SOURCE DATA -
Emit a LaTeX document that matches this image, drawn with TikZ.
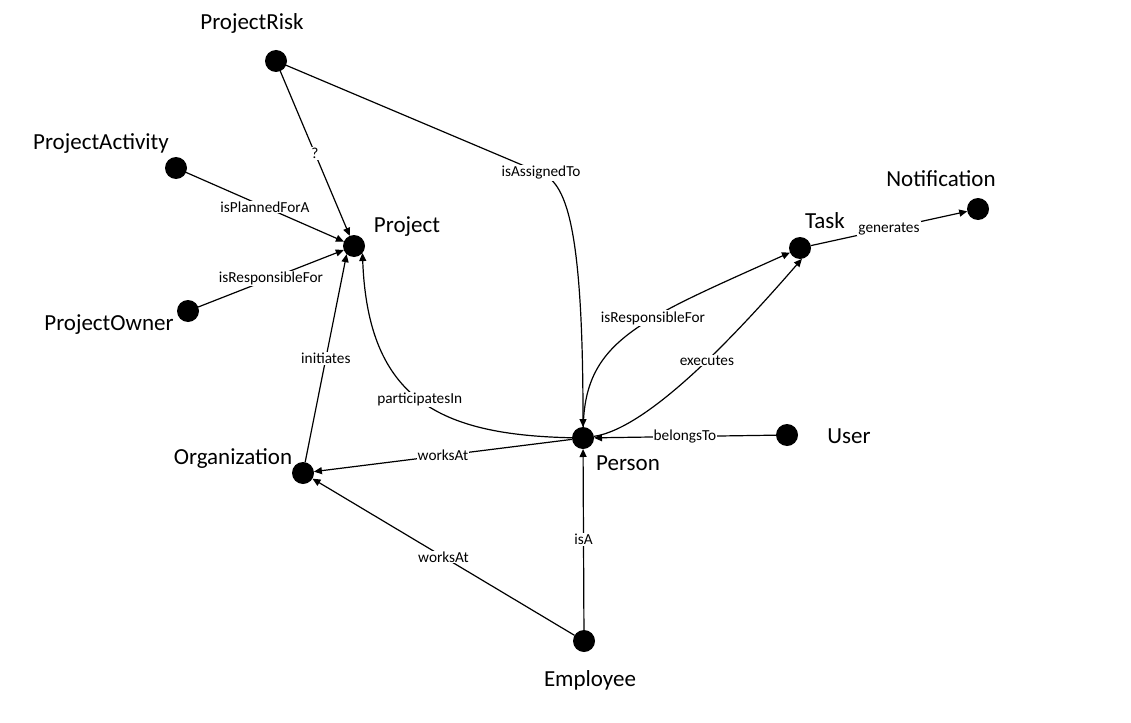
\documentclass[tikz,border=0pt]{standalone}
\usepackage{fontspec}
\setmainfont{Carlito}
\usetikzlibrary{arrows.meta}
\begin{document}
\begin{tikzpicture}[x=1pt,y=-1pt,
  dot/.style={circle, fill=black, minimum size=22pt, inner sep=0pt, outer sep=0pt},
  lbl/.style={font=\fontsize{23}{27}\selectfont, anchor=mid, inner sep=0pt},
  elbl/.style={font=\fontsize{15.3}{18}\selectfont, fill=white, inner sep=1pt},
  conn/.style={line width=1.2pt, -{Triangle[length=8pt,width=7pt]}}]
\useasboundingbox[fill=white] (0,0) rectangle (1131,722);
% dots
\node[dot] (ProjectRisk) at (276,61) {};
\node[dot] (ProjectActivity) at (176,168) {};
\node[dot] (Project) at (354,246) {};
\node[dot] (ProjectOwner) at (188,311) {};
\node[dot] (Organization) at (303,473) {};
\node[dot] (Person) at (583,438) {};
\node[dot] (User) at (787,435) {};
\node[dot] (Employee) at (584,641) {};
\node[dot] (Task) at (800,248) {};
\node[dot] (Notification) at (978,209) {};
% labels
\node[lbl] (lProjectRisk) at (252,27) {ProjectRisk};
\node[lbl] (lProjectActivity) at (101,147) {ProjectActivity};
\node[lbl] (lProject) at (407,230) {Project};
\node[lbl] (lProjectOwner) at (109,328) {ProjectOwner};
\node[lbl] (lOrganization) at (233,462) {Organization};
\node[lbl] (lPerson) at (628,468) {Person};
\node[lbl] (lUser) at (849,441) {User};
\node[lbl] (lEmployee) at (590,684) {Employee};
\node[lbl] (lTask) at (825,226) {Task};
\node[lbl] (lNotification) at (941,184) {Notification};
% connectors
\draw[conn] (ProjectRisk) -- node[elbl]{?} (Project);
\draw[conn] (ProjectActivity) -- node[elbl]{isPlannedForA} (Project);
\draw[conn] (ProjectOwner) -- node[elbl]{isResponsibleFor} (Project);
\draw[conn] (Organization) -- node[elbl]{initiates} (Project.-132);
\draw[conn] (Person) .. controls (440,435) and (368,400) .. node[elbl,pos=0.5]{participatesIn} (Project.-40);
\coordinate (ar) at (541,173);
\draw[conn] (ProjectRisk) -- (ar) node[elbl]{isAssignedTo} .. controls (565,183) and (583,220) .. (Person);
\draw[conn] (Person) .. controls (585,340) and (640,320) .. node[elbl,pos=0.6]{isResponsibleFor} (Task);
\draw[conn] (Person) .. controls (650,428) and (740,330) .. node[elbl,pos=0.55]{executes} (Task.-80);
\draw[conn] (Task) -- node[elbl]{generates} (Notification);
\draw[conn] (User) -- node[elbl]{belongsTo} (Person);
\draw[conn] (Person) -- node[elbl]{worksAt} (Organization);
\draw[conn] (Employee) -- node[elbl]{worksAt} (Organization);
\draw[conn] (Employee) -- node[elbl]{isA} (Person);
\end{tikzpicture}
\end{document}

WRITTEN INSTRUCTION -
Leave out the pictures and restate everything else word for word.

WORKED SOLUTION -
Emit a LaTeX document that matches this image, drawn with TikZ.
\documentclass[tikz,border=0pt]{standalone}
\usepackage{fontspec}
\setmainfont{Carlito}
\usetikzlibrary{arrows.meta}
\begin{document}
\begin{tikzpicture}[x=1pt,y=-1pt,
  dot/.style={circle, fill=black, minimum size=22pt, inner sep=0pt, outer sep=0pt},
  lbl/.style={font=\fontsize{23}{27}\selectfont, anchor=mid, inner sep=0pt},
  elbl/.style={font=\fontsize{15.3}{18}\selectfont, fill=white, inner sep=1pt},
  conn/.style={line width=1.2pt, -{Triangle[length=8pt,width=7pt]}}]
\useasboundingbox[fill=white] (0,0) rectangle (1131,722);
% dots
\node[dot] (ProjectRisk) at (276,61) {};
\node[dot] (ProjectActivity) at (176,168) {};
\node[dot] (Project) at (354,246) {};
\node[dot] (ProjectOwner) at (188,311) {};
\node[dot] (Organization) at (303,473) {};
\node[dot] (Person) at (583,438) {};
\node[dot] (User) at (787,435) {};
\node[dot] (Employee) at (584,641) {};
\node[dot] (Task) at (800,248) {};
\node[dot] (Notification) at (978,209) {};
% labels
\node[lbl] (lProjectRisk) at (252,27) {ProjectRisk};
\node[lbl] (lProjectActivity) at (101,147) {ProjectActivity};
\node[lbl] (lProject) at (407,230) {Project};
\node[lbl] (lProjectOwner) at (109,328) {ProjectOwner};
\node[lbl] (lOrganization) at (233,462) {Organization};
\node[lbl] (lPerson) at (628,468) {Person};
\node[lbl] (lUser) at (849,441) {User};
\node[lbl] (lEmployee) at (590,684) {Employee};
\node[lbl] (lTask) at (825,226) {Task};
\node[lbl] (lNotification) at (941,184) {Notification};
% connectors
\draw[conn] (ProjectRisk) -- node[elbl]{?} (Project);
\draw[conn] (ProjectActivity) -- node[elbl]{isPlannedForA} (Project);
\draw[conn] (ProjectOwner) -- node[elbl]{isResponsibleFor} (Project);
\draw[conn] (Organization) -- node[elbl]{initiates} (Project.-132);
\draw[conn] (Person) .. controls (440,435) and (368,400) .. node[elbl,pos=0.5]{participatesIn} (Project.-40);
\coordinate (ar) at (541,173);
\draw[conn] (ProjectRisk) -- (ar) node[elbl]{isAssignedTo} .. controls (565,183) and (583,220) .. (Person);
\draw[conn] (Person) .. controls (585,340) and (640,320) .. node[elbl,pos=0.6]{isResponsibleFor} (Task);
\draw[conn] (Person) .. controls (650,428) and (740,330) .. node[elbl,pos=0.55]{executes} (Task.-80);
\draw[conn] (Task) -- node[elbl]{generates} (Notification);
\draw[conn] (User) -- node[elbl]{belongsTo} (Person);
\draw[conn] (Person) -- node[elbl]{worksAt} (Organization);
\draw[conn] (Employee) -- node[elbl]{worksAt} (Organization);
\draw[conn] (Employee) -- node[elbl]{isA} (Person);
\end{tikzpicture}
\end{document}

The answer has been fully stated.